Quite literally, I don't do anything, and it works. Being a veteran pothead has paid off.

I told her she'll have a month on her own to figure it all out. If she stays then she gotta make more money. If she wants out, I'll give her the apartment and find a roommate.. or maybe just move elsewhere. I'll know more about the elsewhere part after this trip.

Back to the trip. A month ago I called G. and said we're going to cali. I've been promising a friend lunch for so damned long now, i was determined to follow through. 3 weeks ago he called me back and suggested road trip instead. This is the same guy who crashed on the beach with me in CanCun after we ran out of money. Who am I to say no?!?!

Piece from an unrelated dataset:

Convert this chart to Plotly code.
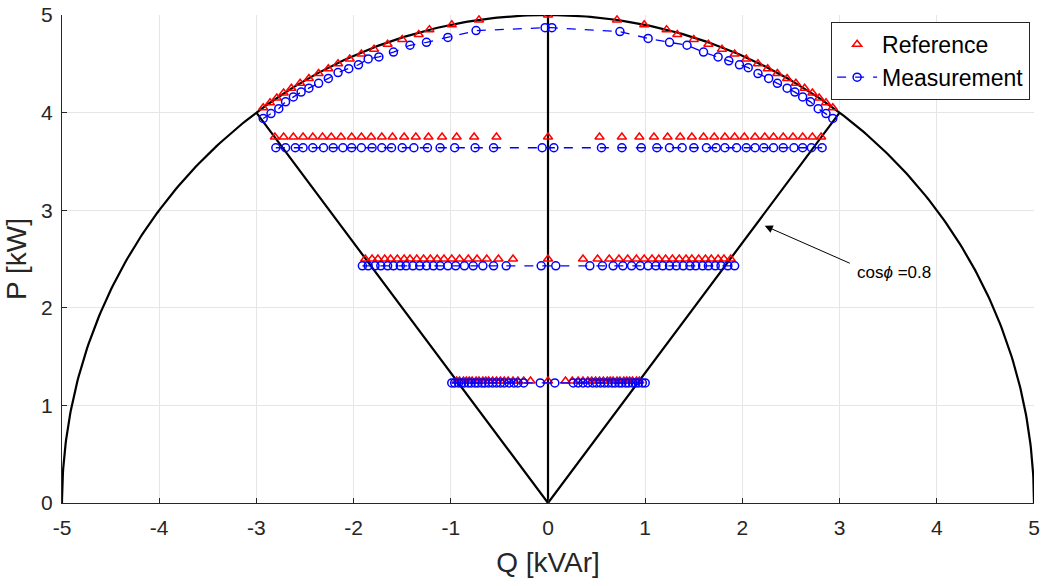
import numpy as np
import plotly.graph_objects as go

# ---- Reference operating points (Q in kVAr, P in kW) ----
ref_arc_q = [-2.93, -2.86, -2.79, -2.72, -2.64, -2.55, -2.46, -2.36, -2.26,
             -2.16, -2.04, -1.92, -1.79, -1.65, -1.50, -1.33, -1.22, -0.99, -0.71,
             0.0,
             0.71, 0.99, 1.22, 1.33, 1.50, 1.65, 1.79, 1.92, 2.04, 2.16,
             2.26, 2.36, 2.46, 2.55, 2.64, 2.72, 2.79, 2.86, 2.93]
ref_arc_p = [4.05, 4.10, 4.15, 4.20, 4.25, 4.30, 4.35, 4.40, 4.45,
             4.50, 4.55, 4.60, 4.65, 4.70, 4.75, 4.80, 4.85, 4.90, 4.95,
             5.0,
             4.95, 4.90, 4.85, 4.80, 4.75, 4.70, 4.65, 4.60, 4.55, 4.50,
             4.45, 4.40, 4.35, 4.30, 4.25, 4.20, 4.15, 4.10, 4.05]

ref_row1_q = [-2.81, -2.72, -2.62, -2.52, -2.42, -2.32, -2.23, -2.13, -2.02, -1.92,
              -1.82, -1.71, -1.60, -1.48, -1.36, -1.23, -1.09, -0.94, -0.76, -0.53,
              0.0,
              0.53, 0.76, 0.94, 1.09, 1.23, 1.36, 1.48, 1.60, 1.71, 1.82,
              1.92, 2.02, 2.13, 2.23, 2.32, 2.42, 2.52, 2.62, 2.72, 2.81]
ref_row1_p = 3.75

ref_row2_q = [-1.88, -1.81, -1.75, -1.68, -1.62, -1.55, -1.48, -1.42, -1.35, -1.28,
              -1.21, -1.14, -1.07, -0.99, -0.91, -0.82, -0.73, -0.63, -0.51, -0.36,
              0.0,
              0.36, 0.51, 0.63, 0.73, 0.82, 0.91, 0.99, 1.07, 1.14, 1.21,
              1.28, 1.35, 1.42, 1.48, 1.55, 1.62, 1.68, 1.75, 1.81, 1.88]
ref_row2_p = 2.5

ref_row3_q = [-0.94, -0.91, -0.87, -0.84, -0.81, -0.78, -0.74, -0.71, -0.67, -0.64,
              -0.61, -0.57, -0.53, -0.49, -0.45, -0.41, -0.36, -0.31, -0.25, -0.18,
              0.0,
              0.18, 0.25, 0.31, 0.36, 0.41, 0.45, 0.49, 0.53, 0.57, 0.61,
              0.64, 0.67, 0.71, 0.74, 0.78, 0.81, 0.84, 0.87, 0.91, 0.94]
ref_row3_p = 1.25

# ---- Measured operating points ----
meas_arc_q = [-2.93, -2.85, -2.77, -2.70, -2.62, -2.54, -2.46, -2.36, -2.26,
              -2.16, -2.05, -1.95, -1.85, -1.74, -1.59, -1.42, -1.25, -1.03, -0.74,
              -0.03, 0.04,
              0.74, 1.03, 1.25, 1.43, 1.60, 1.75, 1.86, 1.97, 2.06, 2.16,
              2.27, 2.36, 2.46, 2.54, 2.62, 2.70, 2.78, 2.86, 2.93]
meas_arc_p = [3.94, 3.99, 4.04, 4.11, 4.16, 4.21, 4.25, 4.30, 4.35,
              4.41, 4.45, 4.49, 4.55, 4.57, 4.62, 4.69, 4.72, 4.77, 4.84,
              4.87, 4.87,
              4.83, 4.76, 4.72, 4.69, 4.62, 4.57, 4.53, 4.49, 4.46, 4.40,
              4.35, 4.30, 4.25, 4.21, 4.16, 4.11, 4.04, 3.99, 3.94]

meas_row1_q = [-2.80, -2.70, -2.60, -2.52, -2.42, -2.31, -2.21, -2.11, -2.02, -1.92,
               -1.81, -1.71, -1.61, -1.50, -1.38, -1.24, -1.11, -0.96, -0.75, -0.56,
               -0.06, 0.06,
               0.55, 0.76, 0.96, 1.12, 1.25, 1.38, 1.50, 1.63, 1.73, 1.82,
               1.94, 2.04, 2.13, 2.22, 2.32, 2.42, 2.53, 2.62, 2.71, 2.82]
meas_row1_p = 3.64

meas_row2_q = [-1.91, -1.85, -1.78, -1.72, -1.65, -1.59, -1.52, -1.46, -1.39, -1.32,
               -1.25, -1.18, -1.11, -1.03, -0.95, -0.86, -0.77, -0.67, -0.56, -0.43,
               -0.07, 0.08,
               0.43, 0.56, 0.67, 0.77, 0.86, 0.95, 1.03, 1.11, 1.18, 1.25,
               1.32, 1.39, 1.46, 1.52, 1.59, 1.65, 1.72, 1.78, 1.85, 1.92]
meas_row2_p = 2.43

meas_row3_q = [-0.99, -0.96, -0.92, -0.89, -0.86, -0.82, -0.79, -0.75, -0.72, -0.68,
               -0.65, -0.61, -0.57, -0.53, -0.49, -0.45, -0.40, -0.35, -0.31, -0.25,
               -0.08, 0.07,
               0.26, 0.31, 0.36, 0.41, 0.46, 0.50, 0.54, 0.58, 0.62, 0.66,
               0.69, 0.73, 0.76, 0.80, 0.83, 0.87, 0.90, 0.93, 0.97, 1.00]
meas_row3_p = 1.23

# ---- Axis ticks ----
q_ticks = [-5, -4, -3, -2, -1, 0, 1, 2, 3, 4, 5]
q_tick_labels = ["-5", "-4", "-3", "-2", "-1", "0", "1", "2", "3", "4", "5"]
p_ticks = [0, 1, 2, 3, 4, 5]
p_tick_labels = ["0", "1", "2", "3", "4", "5"]

# ---- Capability limits ----
S_MAX = 5.0      # apparent power limit, kVA
PF_LIMIT = 0.8   # power factor limit

FONT = "Liberation Sans, Arial, Helvetica"

fig = go.Figure()

# Semicircle |S| = S_MAX
theta = np.linspace(0, np.pi, 361)
fig.add_trace(go.Scatter(x=S_MAX * np.cos(theta), y=S_MAX * np.sin(theta),
                         mode="lines", line=dict(color="black", width=2.2),
                         showlegend=False, hoverinfo="skip"))

# Power-factor limit rays and the unity-pf axis
p_lim = S_MAX * PF_LIMIT
q_lim = S_MAX * np.sqrt(1 - PF_LIMIT ** 2)
fig.add_trace(go.Scatter(x=[-q_lim, 0, q_lim, None, 0, 0],
                         y=[p_lim, 0, p_lim, None, 0, S_MAX],
                         mode="lines", line=dict(color="black", width=2.2),
                         showlegend=False, hoverinfo="skip"))


def joined(segments):
    xs, ys = [], []
    for q, p in segments:
        if xs:
            xs.append(None)
            ys.append(None)
        xs.extend(q)
        ys.extend(p if isinstance(p, list) else [p] * len(q))
    return xs, ys


ref_x, ref_y = joined([(ref_arc_q, ref_arc_p), (ref_row1_q, ref_row1_p),
                       (ref_row2_q, ref_row2_p), (ref_row3_q, ref_row3_p)])
meas_x, meas_y = joined([(meas_arc_q, meas_arc_p), (meas_row1_q, meas_row1_p),
                         (meas_row2_q, meas_row2_p), (meas_row3_q, meas_row3_p)])

fig.add_trace(go.Scatter(x=ref_x, y=ref_y, mode="markers", name="Reference",
                         marker=dict(symbol="triangle-up-open", size=8, color="red",
                                     line=dict(width=1.5, color="red"))))
fig.add_trace(go.Scatter(x=meas_x, y=meas_y, mode="lines+markers", name="Measurement",
                         connectgaps=False,
                         line=dict(color="blue", width=1.3, dash="dash"),
                         marker=dict(symbol="circle-open", size=8, color="blue",
                                     line=dict(width=1.5, color="blue"))))

# Annotation for the power factor limit
fig.add_annotation(x=2.23, y=2.84, ax=3.12, ay=2.45, xref="x", yref="y",
                   axref="x", ayref="y", text="", showarrow=True,
                   arrowhead=2, arrowsize=1.6, arrowwidth=1, arrowcolor="black")
fig.add_annotation(x=3.16, y=2.36, xref="x", yref="y", text="cos<i>ϕ</i> =0.8",
                   showarrow=False, xanchor="left", yanchor="middle",
                   font=dict(family=FONT, size=17, color="black"))

tick_font = dict(family=FONT, size=21, color="#262626")
title_font = dict(family=FONT, size=28, color="#262626")
fig.update_xaxes(range=[-5, 5], tickmode="array", tickvals=q_ticks, ticktext=q_tick_labels,
                 showgrid=True, gridcolor="#e6e6e6", automargin=False,
                 zeroline=False, showline=True, linecolor="#262626", linewidth=1,
                 ticks="inside", ticklen=5, tickcolor="#262626", tickfont=tick_font,
                 ticklabelstandoff=6,
                 title=dict(text="Q [kVAr]", font=title_font, standoff=14))
fig.update_yaxes(range=[0, 5], tickmode="array", tickvals=p_ticks, ticktext=p_tick_labels,
                 showgrid=True, gridcolor="#e6e6e6", automargin=False,
                 zeroline=False, showline=True, linecolor="#262626", linewidth=1,
                 ticks="inside", ticklen=5, tickcolor="#262626", tickfont=tick_font,
                 ticklabelstandoff=4,
                 title=dict(text="P [kW]", font=title_font, standoff=6))

fig.update_layout(
    width=1044, height=586,
    margin=dict(l=62, r=10, t=15, b=83),
    plot_bgcolor="white", paper_bgcolor="white",
    legend=dict(x=0.996, y=0.986, xanchor="right", yanchor="top",
                bgcolor="white", bordercolor="#262626", borderwidth=1,
                font=dict(family=FONT, size=23, color="black"),
                tracegroupgap=0, itemwidth=40),
)

fig.write_html("out.html")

We've basically agreed to grab our shit and our passports and just break the fuck out. We'll go til the money runs low, then work or way back to Chicago. Then we're driving to NY.. Here's the cities on the list so far...

Vancouver (by the 6th), San Francisco and the general vacinity, LA, Santa Monica, Reno, Vegas, Phoenix, Boulder CO, Glendwood Springs CO, Seattle, Portland, Kansas, Mexico (??), Montreal (??), Baltimore, DC, Chicago, NY.

3 of the above stops are incredibly important to me, as with them come the potential for new people in my life. To some that's not a big deal, for me life = people (as explained above). A couple others will give me the chance to meet my clients and write the trip off. And the rest is about breathing and bleeding. About living and loving. About seeing and feeling.

I'm so excited i can barely sleep.

Packed the ipod with everything from the Doors to Del to SEEL to Mobb Deep to Bjork to QBert to Erykah to Santana to the Beatles to Roni Size.

And Lah.. Thank you.. I will do my best to restore your faith in the male species. Or at least humor you for a bit.